Ancien étudiant à la Ethical Culture Society School, le jeune Oppenheimer n’est, puceau, qu’un être éminemment intelligent à qui ont fait sauter des niveaux. Il s’ennuie sur les bancs d’école. Dès qu’il s’éveille à la présence de sa sexualité, que ses hormones prennent le dessus sur la monotonie de son cursus scolaire, la poésie vient nourrir ses pensées sensuelles. Jaloux d’un rival à Cambridge, il projette même de s’en débarrasser en humectant une pomme d’un poison trouvé au laboratoire de chimie. Le subterfuge est grossier, la victime ne tombe pas dans le piège, mais le mal est fait. C’est chez Baudelaire qu’il va alors chercher son réconfort et sa motivation à persévérer : «Ô Satan prends pitié de ma longue misère». Le poète du Spleen de Paris fut également utile, lors d’un dîner en 1939, où le physicien rencontra celle qui devint sa femme, Kitty, aux bras de son mari de l’époque. Il le convoqua pour exprimer l’élan irrépressible qui le portait vers elle : «Un port retentissant où mon âme peut boire/À grands flots le parfum, le son et la couleur».

La poésie sera toujours pour Oppenheimer un refuge, une alliée. Mais c’est en suivant des cours de sanskrit à Berkeley avec le professeur Arthur Ryder, en 1931, qu’il sera initié aux œuvres de Kalidasa, grand poète indien, et au Bhagavad-Gita, le grand poème de l’hindouisme. Il ne cesse alors de revenir à ce texte, durant ses études tout autant qu’au moment où il concevra la bombe. Le livre de Tucker est truffé de citations du Bhagavid-Gita qui viennent ponctuer d’un regard philosophique, existentiel et spirituel, toutes les étapes de la vie d’Oppenheimer jusqu’aux justifications qu’il y trouvera pour créer cette arme de fin du monde.

Le « gadget »

Parce qu’il voulait magnifier le côté expérimental de ses recherches, il persistait à nommer cette bombe, avec dérision, le « gadget ». Cette arme serait si cruelle, abominable, inhumaine, qu’elle obligerait tous les pays à collaborer pour en assurer le contrôle. Telle était son opinion. Suivant le Bhagavad-Gita, ce dialogue entre Krisna, le dieu vivant et Arjuna, le guerrier questionneur, nous ne sommes pas libres, nous faisons partie de la grande roue de la vie. Nous avons le choix d’agir ou de ne rien faire. Dans les deux cas, le dharma réalisera ses desseins, sans nous ou avec notre aide. Oppenheimer voulait agir contre la guerre, y mettre fin, une fois pour toute.

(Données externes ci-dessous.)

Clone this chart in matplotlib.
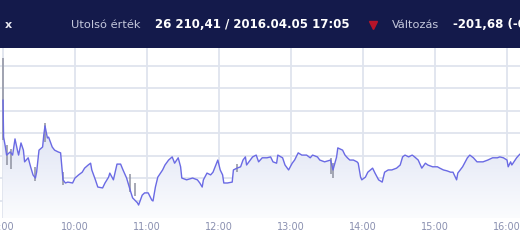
import matplotlib
matplotlib.use("Agg")
import matplotlib.pyplot as plt
import numpy as np
from matplotlib.patches import Rectangle
from matplotlib.lines import Line2D
from matplotlib.colors import LinearSegmentedColormap

# ---- data: minutes after 09:00 and index value ----
minutes = [0, 0.5, 2, 3, 6, 8, 10, 12, 13, 15, 17, 18, 21, 23, 25, 27, 28, 30, 33, 34,
           35, 37, 38, 41, 43, 46, 48, 49, 50, 52, 54, 58, 60, 63, 66, 68, 71, 73, 74, 77,
           79, 83, 85, 88, 89, 92, 95, 98, 100, 103, 106, 108, 112, 113, 116, 118, 121, 124, 125, 127,
           129, 133, 135, 138, 141, 143, 146, 148, 149, 153, 158, 162, 164, 166, 167, 170, 173, 175, 178, 179,
           181, 183, 184, 187, 191, 192, 195, 198, 200, 202, 203, 206, 208, 211, 213, 216, 220, 223, 225, 228,
           229, 233, 235, 238, 241, 243, 246, 249, 253, 256, 258, 262, 264, 268, 273, 275, 278, 279, 283, 285,
           287, 289, 292, 295, 296, 298, 299, 302, 304, 308, 310, 313, 316, 318, 321, 324, 328, 331, 333, 335,
           338, 341, 343, 346, 349, 352, 354, 358, 362, 364, 367, 370, 373, 375, 378, 379, 383, 387, 389, 392,
           395, 398, 400, 404, 408, 412, 414, 417, 420, 421, 423, 424, 428, 430, 432]
values = [26324, 26242, 26220, 26202, 26209, 26202, 26238, 26213, 26202, 26229, 26213, 26187, 26196, 26176, 26158, 26151, 26164, 26213, 26220, 26247,
          26267, 26240, 26242, 26220, 26213, 26209, 26207, 26176, 26147, 26140, 26142, 26140, 26151, 26158, 26164, 26173, 26180, 26184, 26169, 26147,
          26131, 26129, 26140, 26153, 26162, 26147, 26182, 26182, 26169, 26151, 26124, 26107, 26096, 26091, 26113, 26118, 26118, 26102, 26100, 26131,
          26153, 26169, 26180, 26191, 26198, 26184, 26196, 26176, 26151, 26147, 26151, 26147, 26140, 26131, 26147, 26162, 26158, 26164, 26184, 26191,
          26169, 26158, 26140, 26140, 26142, 26169, 26173, 26176, 26191, 26198, 26180, 26191, 26198, 26202, 26187, 26196, 26196, 26198, 26187, 26184,
          26202, 26196, 26180, 26169, 26184, 26191, 26207, 26202, 26202, 26196, 26202, 26198, 26191, 26187, 26191, 26169, 26198, 26218, 26213, 26202,
          26196, 26191, 26191, 26187, 26184, 26153, 26147, 26153, 26164, 26173, 26162, 26147, 26142, 26164, 26169, 26169, 26173, 26180, 26198, 26202,
          26198, 26202, 26198, 26191, 26173, 26184, 26180, 26176, 26176, 26173, 26169, 26167, 26164, 26164, 26147, 26162, 26176, 26196, 26202, 26196,
          26187, 26187, 26187, 26191, 26196, 26196, 26198, 26196, 26191, 26176, 26187, 26180, 26196, 26202, 26207]

# intraday high/low spikes (grey)
spike_minutes = [0, 3, 7, 27, 35, 50, 106, 110, 195, 273, 275]
spike_low = [26235, 26180, 26170, 26145, 26230, 26135, 26120, 26110, 26165, 26160, 26150]
spike_high = [26418, 26225, 26215, 26175, 26273, 26165, 26160, 26140, 26182, 26195, 26185]

hour_ticks = [0, 60, 120, 180, 240, 300, 360, 420]
hour_labels = ["9:00", "10:00", "11:00", "12:00", "13:00", "14:00", "15:00", "16:00"]

fig = plt.figure(figsize=(5.2, 2.45), dpi=100)
fig.patch.set_facecolor("white")

# header band
fig.add_artist(Rectangle((0, 1 - 48 / 245), 1, 48 / 245, transform=fig.transFigure,
                         facecolor="#141a4b", edgecolor="none", zorder=0))
hy = 1 - 25 / 245
fig.text(5 / 520, hy, "x", color="#e8e8f0", fontsize=8, fontweight="bold", va="center", ha="left")
fig.text(71 / 520, hy, "Utolsó érték", color="#c4c8dc", fontsize=8.2, va="center", ha="left")
fig.text(155 / 520, hy, "26 210,41 / 2016.04.05 17:05", color="white", fontsize=8.5,
         fontweight="bold", va="center", ha="left")
fig.add_artist(Line2D([373 / 520], [hy], transform=fig.transFigure, marker="v", markersize=5.5,
                      color="#b8142a", linestyle="none"))
fig.text(392 / 520, hy, "Változás", color="#c4c8dc", fontsize=8.2, va="center", ha="left")
fig.text(453 / 520, hy, "-201,68 (-0,76%)", color="white", fontsize=8.5, fontweight="bold",
         va="center", ha="left")

ax = fig.add_axes([0, 27 / 245, 1, 170 / 245])
ax.set_xlim(-2.5, 430.83)
ax.set_ylim(26062.2, 26440)
for s in ax.spines.values():
    s.set_visible(False)

ax.set_yticks([26100, 26150, 26200, 26250, 26300, 26350, 26400])
ax.set_xticks(hour_ticks)
ax.set_xticklabels(hour_labels)
ax.tick_params(axis="y", left=False, labelleft=False)
ax.tick_params(axis="x", length=0, pad=3, labelsize=7, labelcolor="#8a90b0")
ax.grid(True, color="#dfe4ee", linewidth=1.3)
ax.set_axisbelow(True)

# gradient fill under the line
x = np.array(minutes)
y = np.array(values)
poly = ax.fill_between(x, y, 26062.2, color="none")
grad = np.linspace(0, 1, 256).reshape(-1, 1)
cmap = LinearSegmentedColormap.from_list("g", ["#fbfcfe", "#dde2f3"])
im = ax.imshow(grad, cmap=cmap, aspect="auto", origin="lower",
               extent=[-2.5, 430.83, 26062.2, 26280], zorder=1)
path = poly.get_paths()[0]
im.set_clip_path(path, transform=ax.transData)

ax.vlines(spike_minutes, spike_low, spike_high, color="#8a8d9c", linewidth=1.4, alpha=0.75, zorder=2)
ax.plot(x, y, color="#6a6ae4", linewidth=1.0, zorder=3)

fig.savefig("out.png", dpi=100)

La roue du vivant appelle la dignité de l’action, Oppenheimer voulait y prendre place, s’accaparer le droit d’agir,  participer au destin universel. Dans la Bhagavad-Gita, il est écrit : « Ainsi tourne la roue/ Qui ne la fait pas tourner ici-bas mène une vie indigne ». Quand les doutes ou les remords le harcelaient, il repensait plutôt à cette autre citation du grand livre : « Les bonnes actions passées d’un homme le rachètent. »

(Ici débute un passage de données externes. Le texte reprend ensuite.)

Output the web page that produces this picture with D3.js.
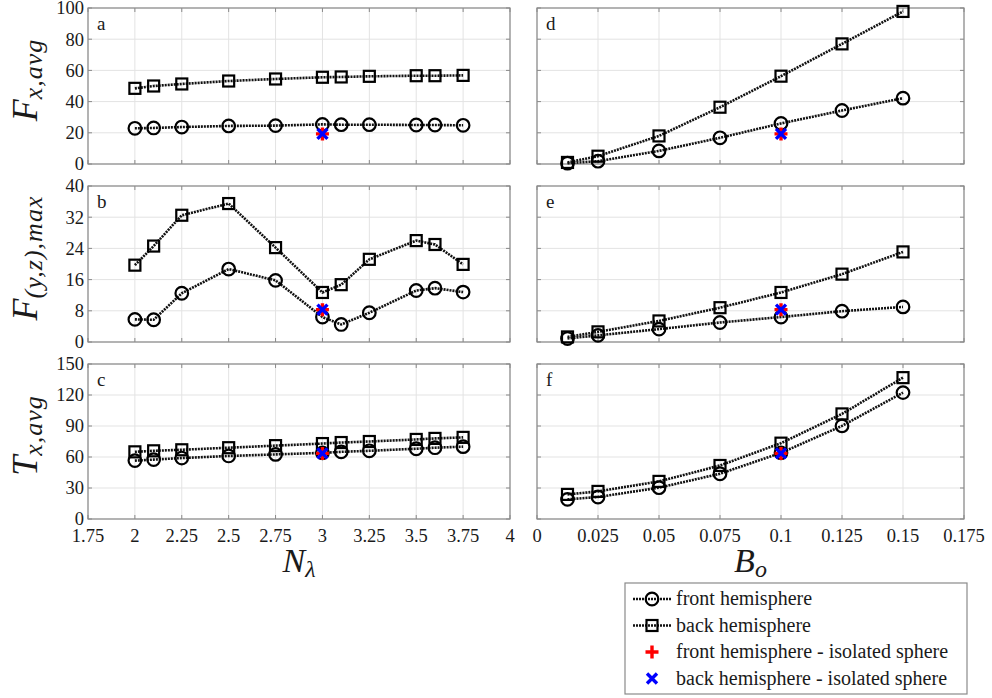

Le roman d’Aaron Tucker explore les tiraillements idéologiques et les mouvements du cœur de Robert Oppenheimer, le personnage historique. La forme narrative éclatée du roman souligne avec brio et poésie la vie de cet homme complexe, défini par ses contradictions, empêtré dans le nœud de l’histoire du vingtième siècle, vitrifié dans sa propre création.